*Objective*. Find the lines that contain the word "this" and copy each one.

*Data supplied*.

------------------------------------------------

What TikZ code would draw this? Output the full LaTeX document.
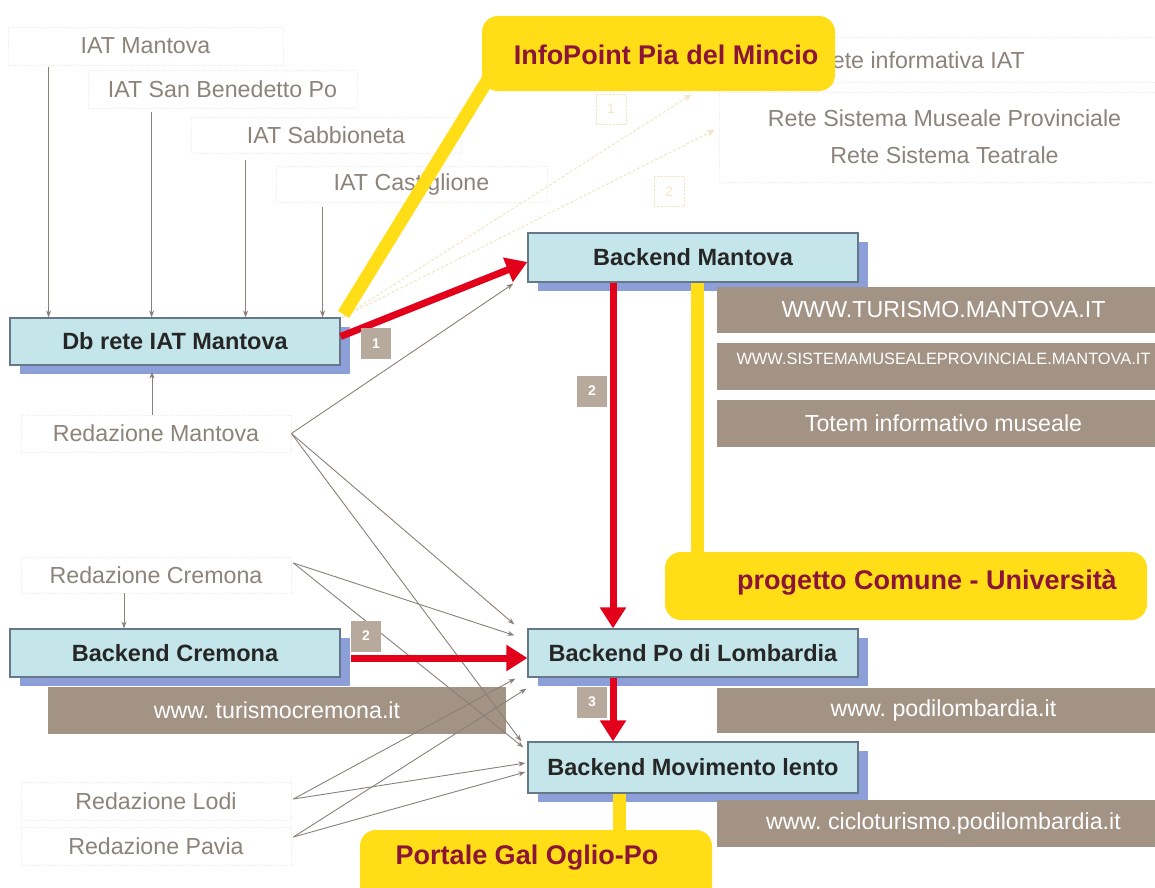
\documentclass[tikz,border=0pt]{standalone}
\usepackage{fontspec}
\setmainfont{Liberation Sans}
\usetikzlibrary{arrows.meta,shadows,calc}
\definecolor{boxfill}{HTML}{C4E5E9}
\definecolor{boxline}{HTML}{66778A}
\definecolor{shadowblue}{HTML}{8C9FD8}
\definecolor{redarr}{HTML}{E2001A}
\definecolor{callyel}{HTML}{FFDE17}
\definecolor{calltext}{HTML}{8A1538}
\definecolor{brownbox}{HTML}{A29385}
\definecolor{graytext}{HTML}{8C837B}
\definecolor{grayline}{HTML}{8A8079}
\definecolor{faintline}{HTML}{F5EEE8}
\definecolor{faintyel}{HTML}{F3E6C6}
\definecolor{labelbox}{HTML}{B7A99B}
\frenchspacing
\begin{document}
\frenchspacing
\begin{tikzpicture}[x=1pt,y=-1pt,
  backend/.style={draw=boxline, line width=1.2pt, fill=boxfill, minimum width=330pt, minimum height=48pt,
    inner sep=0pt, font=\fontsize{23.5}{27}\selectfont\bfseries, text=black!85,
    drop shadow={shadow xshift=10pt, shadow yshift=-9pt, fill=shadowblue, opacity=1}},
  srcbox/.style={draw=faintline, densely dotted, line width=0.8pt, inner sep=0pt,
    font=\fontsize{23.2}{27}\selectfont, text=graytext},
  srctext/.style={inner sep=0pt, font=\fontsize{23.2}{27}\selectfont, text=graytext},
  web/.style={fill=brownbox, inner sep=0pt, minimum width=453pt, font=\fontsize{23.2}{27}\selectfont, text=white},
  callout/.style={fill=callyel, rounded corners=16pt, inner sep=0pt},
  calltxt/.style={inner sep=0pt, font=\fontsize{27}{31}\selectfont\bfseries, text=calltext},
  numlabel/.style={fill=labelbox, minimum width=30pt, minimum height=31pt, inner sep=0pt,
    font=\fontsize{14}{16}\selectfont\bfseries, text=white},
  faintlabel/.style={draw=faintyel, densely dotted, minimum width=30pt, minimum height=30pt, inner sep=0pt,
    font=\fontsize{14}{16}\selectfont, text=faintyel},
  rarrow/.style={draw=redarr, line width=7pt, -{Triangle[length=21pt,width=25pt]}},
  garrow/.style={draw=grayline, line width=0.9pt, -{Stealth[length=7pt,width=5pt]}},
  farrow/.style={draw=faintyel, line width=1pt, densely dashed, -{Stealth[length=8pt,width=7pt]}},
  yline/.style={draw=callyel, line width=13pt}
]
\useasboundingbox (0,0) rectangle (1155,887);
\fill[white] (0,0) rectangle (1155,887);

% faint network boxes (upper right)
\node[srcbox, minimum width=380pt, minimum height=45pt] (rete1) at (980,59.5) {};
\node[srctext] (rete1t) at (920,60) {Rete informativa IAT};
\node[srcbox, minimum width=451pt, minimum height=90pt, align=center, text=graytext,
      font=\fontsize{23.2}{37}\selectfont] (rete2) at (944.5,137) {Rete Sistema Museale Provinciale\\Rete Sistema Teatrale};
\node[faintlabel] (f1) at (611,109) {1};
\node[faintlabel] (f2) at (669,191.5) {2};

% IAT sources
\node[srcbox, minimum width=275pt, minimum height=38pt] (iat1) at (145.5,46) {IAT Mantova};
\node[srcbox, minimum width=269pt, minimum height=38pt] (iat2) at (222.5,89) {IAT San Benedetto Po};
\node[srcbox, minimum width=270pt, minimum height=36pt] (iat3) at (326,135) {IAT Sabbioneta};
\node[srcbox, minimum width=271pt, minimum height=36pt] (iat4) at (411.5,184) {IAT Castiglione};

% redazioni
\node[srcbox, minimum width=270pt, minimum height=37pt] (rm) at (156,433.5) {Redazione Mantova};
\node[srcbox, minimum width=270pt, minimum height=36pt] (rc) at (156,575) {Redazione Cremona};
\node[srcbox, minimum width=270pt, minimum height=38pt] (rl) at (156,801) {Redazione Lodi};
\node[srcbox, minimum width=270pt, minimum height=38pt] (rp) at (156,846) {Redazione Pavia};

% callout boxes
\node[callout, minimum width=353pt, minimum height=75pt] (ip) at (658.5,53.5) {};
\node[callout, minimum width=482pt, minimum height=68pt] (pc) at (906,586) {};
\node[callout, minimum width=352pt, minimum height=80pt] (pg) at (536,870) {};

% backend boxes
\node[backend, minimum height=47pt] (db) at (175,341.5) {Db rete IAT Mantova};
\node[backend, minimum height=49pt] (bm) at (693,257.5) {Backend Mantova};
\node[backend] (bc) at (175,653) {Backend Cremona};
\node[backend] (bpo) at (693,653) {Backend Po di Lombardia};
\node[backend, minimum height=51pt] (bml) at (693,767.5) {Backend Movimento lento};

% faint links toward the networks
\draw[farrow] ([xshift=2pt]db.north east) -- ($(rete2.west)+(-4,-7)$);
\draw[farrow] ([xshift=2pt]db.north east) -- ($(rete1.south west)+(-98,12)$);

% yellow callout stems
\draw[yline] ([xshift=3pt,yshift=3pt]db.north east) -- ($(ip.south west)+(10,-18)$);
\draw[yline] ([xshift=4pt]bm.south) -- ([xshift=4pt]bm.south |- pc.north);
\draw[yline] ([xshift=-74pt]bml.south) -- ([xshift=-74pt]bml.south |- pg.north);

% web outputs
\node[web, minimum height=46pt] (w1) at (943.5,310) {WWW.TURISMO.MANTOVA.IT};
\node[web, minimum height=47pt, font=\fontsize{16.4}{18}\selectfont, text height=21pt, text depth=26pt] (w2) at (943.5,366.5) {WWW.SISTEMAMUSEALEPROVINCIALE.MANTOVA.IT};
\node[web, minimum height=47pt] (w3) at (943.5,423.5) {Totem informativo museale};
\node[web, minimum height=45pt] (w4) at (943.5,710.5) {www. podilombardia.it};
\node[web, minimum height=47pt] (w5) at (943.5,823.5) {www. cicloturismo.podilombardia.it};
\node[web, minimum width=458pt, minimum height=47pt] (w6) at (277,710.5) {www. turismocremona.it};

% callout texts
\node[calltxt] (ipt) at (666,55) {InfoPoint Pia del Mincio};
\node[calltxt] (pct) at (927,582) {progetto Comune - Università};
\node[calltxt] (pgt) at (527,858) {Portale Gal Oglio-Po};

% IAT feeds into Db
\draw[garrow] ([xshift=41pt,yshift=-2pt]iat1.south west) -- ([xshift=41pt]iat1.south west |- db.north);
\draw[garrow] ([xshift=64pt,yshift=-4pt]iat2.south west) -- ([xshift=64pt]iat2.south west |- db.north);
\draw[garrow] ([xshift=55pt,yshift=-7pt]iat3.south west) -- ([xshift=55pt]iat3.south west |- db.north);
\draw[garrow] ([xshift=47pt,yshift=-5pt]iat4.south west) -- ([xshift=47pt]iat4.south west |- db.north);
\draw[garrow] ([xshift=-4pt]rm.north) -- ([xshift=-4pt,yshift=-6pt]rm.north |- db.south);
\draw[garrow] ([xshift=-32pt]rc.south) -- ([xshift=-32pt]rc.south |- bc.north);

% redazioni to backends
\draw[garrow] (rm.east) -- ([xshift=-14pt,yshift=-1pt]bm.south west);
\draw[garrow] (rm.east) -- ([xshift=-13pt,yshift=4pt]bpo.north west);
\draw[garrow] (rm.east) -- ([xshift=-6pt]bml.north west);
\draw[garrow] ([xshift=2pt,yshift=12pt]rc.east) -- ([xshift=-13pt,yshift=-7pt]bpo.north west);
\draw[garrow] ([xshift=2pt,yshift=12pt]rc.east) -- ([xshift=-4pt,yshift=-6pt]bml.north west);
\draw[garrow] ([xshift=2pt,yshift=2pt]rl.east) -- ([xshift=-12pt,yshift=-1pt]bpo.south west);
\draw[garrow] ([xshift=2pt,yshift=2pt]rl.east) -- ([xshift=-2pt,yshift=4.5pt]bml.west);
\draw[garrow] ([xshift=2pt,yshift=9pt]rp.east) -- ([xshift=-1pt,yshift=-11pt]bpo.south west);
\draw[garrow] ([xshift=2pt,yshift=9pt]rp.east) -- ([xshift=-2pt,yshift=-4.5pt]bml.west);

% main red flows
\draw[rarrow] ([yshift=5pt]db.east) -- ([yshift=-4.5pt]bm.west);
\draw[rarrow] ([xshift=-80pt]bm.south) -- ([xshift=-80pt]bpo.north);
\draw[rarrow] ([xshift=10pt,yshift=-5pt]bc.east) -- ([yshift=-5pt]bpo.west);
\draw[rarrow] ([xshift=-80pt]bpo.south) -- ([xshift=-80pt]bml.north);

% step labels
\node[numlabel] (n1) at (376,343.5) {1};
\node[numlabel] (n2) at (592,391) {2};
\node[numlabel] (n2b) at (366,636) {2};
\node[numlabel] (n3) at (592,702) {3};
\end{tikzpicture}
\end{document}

------------------------------------------------

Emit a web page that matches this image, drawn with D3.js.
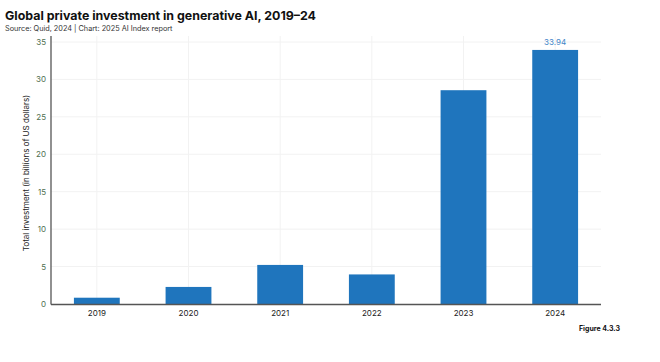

------------------------------------------------

*Exercise response*.
What TikZ code would draw this? Output the full LaTeX document.
Emit a web page that matches this image, drawn with D3.js.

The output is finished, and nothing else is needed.